[Records excerpted from a collection]
>> START

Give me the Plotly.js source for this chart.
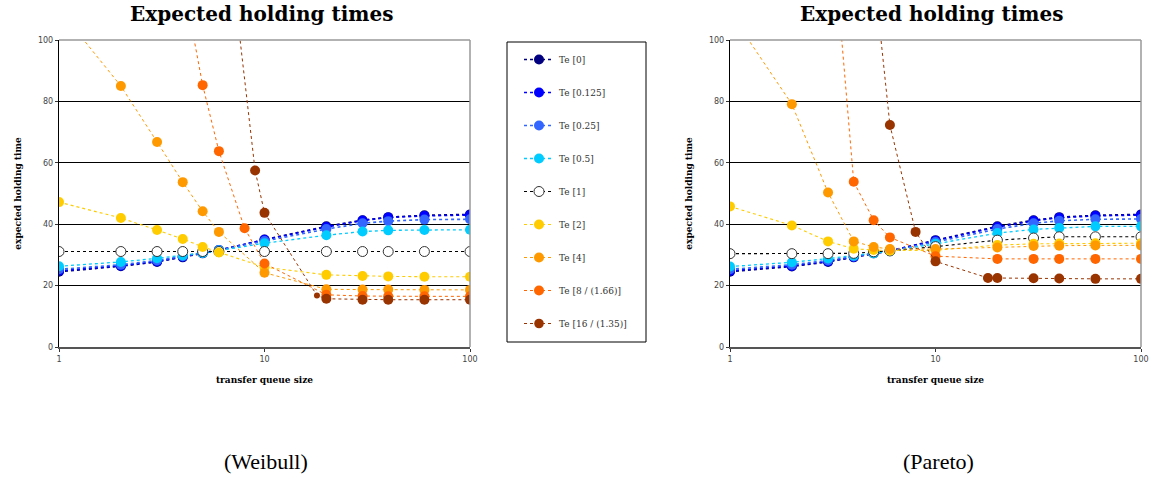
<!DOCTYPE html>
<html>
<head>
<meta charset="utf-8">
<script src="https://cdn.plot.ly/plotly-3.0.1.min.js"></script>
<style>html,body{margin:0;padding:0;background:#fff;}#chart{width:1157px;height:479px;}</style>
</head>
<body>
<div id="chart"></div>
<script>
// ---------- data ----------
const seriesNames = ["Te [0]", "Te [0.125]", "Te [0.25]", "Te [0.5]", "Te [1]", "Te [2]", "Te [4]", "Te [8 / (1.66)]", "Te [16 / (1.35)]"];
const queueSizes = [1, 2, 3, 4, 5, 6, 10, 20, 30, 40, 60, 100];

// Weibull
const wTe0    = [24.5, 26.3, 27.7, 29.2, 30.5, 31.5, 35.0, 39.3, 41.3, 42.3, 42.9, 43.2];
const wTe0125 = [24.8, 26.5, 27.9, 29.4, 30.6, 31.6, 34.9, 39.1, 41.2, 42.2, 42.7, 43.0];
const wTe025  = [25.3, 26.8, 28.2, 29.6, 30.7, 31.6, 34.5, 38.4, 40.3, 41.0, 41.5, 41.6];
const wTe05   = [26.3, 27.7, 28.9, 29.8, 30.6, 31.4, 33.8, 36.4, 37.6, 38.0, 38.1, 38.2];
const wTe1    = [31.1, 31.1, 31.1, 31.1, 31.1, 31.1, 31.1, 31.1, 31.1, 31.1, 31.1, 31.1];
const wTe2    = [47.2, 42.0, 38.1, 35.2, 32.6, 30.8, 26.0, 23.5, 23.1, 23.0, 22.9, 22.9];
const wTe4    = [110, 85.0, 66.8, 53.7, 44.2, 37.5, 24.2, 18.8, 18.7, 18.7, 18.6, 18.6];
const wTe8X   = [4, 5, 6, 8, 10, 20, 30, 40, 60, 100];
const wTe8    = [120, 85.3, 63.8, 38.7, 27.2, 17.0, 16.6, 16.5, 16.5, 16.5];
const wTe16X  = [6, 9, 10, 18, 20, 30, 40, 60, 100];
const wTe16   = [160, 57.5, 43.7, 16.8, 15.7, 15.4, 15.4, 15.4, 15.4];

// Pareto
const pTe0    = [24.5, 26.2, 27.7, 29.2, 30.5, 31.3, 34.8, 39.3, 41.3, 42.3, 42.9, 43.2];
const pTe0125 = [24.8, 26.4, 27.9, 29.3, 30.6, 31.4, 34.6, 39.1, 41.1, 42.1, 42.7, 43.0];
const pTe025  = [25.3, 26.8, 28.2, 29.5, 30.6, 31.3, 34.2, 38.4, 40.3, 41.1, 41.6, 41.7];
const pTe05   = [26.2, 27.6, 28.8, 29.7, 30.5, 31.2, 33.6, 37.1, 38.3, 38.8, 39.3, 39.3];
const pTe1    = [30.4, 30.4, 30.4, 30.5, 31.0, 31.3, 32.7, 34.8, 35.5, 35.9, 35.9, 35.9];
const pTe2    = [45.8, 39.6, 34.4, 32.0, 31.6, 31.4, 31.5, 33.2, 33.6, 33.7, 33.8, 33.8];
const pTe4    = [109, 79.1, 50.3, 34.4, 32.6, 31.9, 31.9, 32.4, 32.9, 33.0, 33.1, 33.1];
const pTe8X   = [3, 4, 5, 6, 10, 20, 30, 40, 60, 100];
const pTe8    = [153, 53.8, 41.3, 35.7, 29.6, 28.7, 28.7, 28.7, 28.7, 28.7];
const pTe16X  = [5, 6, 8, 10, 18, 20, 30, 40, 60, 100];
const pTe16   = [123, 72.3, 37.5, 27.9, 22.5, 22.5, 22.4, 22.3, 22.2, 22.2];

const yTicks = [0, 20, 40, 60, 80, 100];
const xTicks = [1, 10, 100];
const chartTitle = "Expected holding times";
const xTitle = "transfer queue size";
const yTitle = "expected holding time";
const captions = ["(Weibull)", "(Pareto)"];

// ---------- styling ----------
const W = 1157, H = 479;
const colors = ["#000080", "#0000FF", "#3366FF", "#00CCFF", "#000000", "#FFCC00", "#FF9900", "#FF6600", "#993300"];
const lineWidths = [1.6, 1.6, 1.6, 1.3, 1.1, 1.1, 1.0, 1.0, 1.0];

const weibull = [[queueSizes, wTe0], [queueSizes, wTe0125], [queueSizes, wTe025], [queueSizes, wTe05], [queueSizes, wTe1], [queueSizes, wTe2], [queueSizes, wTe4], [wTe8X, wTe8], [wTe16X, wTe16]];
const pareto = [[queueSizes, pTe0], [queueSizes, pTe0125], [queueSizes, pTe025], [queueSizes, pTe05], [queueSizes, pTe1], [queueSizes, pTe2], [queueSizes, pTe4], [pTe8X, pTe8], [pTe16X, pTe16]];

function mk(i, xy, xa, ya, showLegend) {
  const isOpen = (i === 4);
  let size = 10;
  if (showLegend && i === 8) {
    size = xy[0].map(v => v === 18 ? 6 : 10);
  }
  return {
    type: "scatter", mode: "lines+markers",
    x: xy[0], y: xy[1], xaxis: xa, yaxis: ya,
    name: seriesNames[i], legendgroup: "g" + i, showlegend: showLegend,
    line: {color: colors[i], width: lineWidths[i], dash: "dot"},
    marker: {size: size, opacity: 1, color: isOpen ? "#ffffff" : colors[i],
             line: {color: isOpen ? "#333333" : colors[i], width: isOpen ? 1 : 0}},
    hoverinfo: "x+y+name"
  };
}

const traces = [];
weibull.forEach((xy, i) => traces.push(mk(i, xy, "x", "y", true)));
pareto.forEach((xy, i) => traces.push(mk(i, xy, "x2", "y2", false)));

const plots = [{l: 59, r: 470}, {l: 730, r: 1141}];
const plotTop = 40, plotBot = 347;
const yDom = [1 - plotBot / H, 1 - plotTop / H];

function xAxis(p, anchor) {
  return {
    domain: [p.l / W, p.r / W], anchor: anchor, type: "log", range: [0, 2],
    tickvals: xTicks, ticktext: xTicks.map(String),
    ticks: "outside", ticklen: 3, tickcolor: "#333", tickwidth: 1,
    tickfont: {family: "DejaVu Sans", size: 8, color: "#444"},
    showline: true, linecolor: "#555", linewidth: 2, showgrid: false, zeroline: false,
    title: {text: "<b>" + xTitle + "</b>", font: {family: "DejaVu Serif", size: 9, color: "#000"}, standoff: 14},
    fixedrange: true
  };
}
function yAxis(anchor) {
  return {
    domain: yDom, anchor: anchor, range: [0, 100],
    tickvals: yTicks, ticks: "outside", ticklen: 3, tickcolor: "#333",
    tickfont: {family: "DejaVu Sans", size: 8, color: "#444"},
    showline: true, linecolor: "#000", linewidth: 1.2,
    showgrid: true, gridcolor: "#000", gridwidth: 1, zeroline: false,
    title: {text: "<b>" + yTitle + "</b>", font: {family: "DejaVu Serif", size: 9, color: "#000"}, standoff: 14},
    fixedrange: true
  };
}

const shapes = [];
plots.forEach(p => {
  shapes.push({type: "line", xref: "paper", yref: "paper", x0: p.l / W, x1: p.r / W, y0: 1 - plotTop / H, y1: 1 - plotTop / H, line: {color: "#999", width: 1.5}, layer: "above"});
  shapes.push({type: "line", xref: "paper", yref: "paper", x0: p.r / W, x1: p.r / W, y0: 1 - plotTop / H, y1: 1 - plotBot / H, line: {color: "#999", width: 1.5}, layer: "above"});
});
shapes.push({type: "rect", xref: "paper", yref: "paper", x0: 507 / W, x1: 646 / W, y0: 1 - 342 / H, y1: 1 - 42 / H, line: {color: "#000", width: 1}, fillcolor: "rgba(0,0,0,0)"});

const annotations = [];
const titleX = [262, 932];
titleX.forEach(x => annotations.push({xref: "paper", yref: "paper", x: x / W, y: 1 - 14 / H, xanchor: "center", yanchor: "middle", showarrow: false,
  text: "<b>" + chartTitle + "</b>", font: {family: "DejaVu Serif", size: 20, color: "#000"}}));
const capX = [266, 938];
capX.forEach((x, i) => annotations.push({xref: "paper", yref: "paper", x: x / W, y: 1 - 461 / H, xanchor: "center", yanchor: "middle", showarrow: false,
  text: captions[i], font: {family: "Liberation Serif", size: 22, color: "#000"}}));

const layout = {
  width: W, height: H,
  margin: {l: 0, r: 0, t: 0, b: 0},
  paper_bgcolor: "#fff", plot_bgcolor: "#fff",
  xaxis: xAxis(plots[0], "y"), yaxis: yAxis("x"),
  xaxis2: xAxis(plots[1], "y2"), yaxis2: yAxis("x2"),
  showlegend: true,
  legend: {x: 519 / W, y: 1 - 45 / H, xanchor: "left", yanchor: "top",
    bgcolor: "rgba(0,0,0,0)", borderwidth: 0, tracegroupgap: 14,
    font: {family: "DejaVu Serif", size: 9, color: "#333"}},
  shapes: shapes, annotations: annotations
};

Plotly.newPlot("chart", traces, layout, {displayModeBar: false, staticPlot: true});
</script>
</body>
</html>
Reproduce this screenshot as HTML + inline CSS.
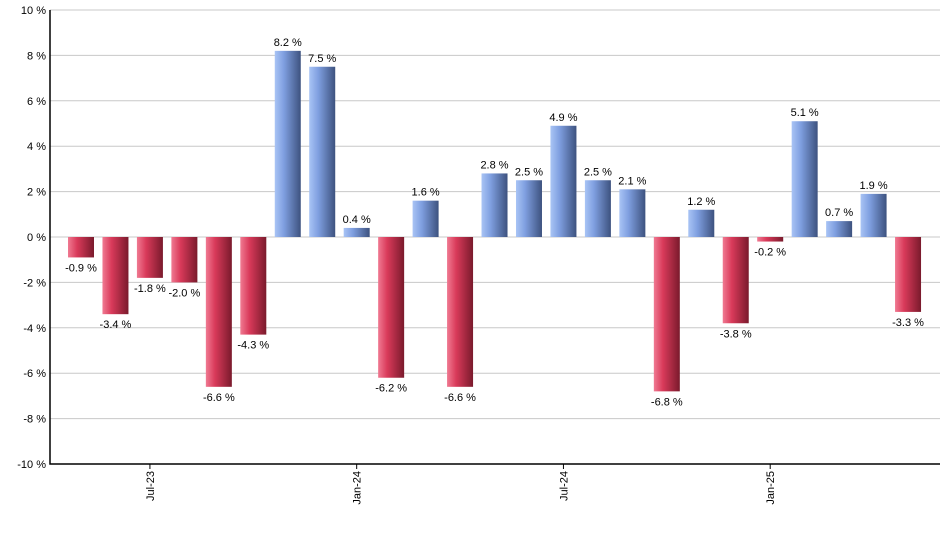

>> END

__Task brief__:
Copy exactly the lines from the first line of the records above through the line with "15.4, 15.4, 15.4];", both included, and nothing else. Pictures stay out.

__Written answer__:
Give me the Plotly.js source for this chart.
<!DOCTYPE html>
<html>
<head>
<meta charset="utf-8">
<script src="https://cdn.plot.ly/plotly-3.0.1.min.js"></script>
<style>html,body{margin:0;padding:0;background:#fff;}#chart{width:1157px;height:479px;}</style>
</head>
<body>
<div id="chart"></div>
<script>
// ---------- data ----------
const seriesNames = ["Te [0]", "Te [0.125]", "Te [0.25]", "Te [0.5]", "Te [1]", "Te [2]", "Te [4]", "Te [8 / (1.66)]", "Te [16 / (1.35)]"];
const queueSizes = [1, 2, 3, 4, 5, 6, 10, 20, 30, 40, 60, 100];

// Weibull
const wTe0    = [24.5, 26.3, 27.7, 29.2, 30.5, 31.5, 35.0, 39.3, 41.3, 42.3, 42.9, 43.2];
const wTe0125 = [24.8, 26.5, 27.9, 29.4, 30.6, 31.6, 34.9, 39.1, 41.2, 42.2, 42.7, 43.0];
const wTe025  = [25.3, 26.8, 28.2, 29.6, 30.7, 31.6, 34.5, 38.4, 40.3, 41.0, 41.5, 41.6];
const wTe05   = [26.3, 27.7, 28.9, 29.8, 30.6, 31.4, 33.8, 36.4, 37.6, 38.0, 38.1, 38.2];
const wTe1    = [31.1, 31.1, 31.1, 31.1, 31.1, 31.1, 31.1, 31.1, 31.1, 31.1, 31.1, 31.1];
const wTe2    = [47.2, 42.0, 38.1, 35.2, 32.6, 30.8, 26.0, 23.5, 23.1, 23.0, 22.9, 22.9];
const wTe4    = [110, 85.0, 66.8, 53.7, 44.2, 37.5, 24.2, 18.8, 18.7, 18.7, 18.6, 18.6];
const wTe8X   = [4, 5, 6, 8, 10, 20, 30, 40, 60, 100];
const wTe8    = [120, 85.3, 63.8, 38.7, 27.2, 17.0, 16.6, 16.5, 16.5, 16.5];
const wTe16X  = [6, 9, 10, 18, 20, 30, 40, 60, 100];
const wTe16   = [160, 57.5, 43.7, 16.8, 15.7, 15.4, 15.4, 15.4, 15.4];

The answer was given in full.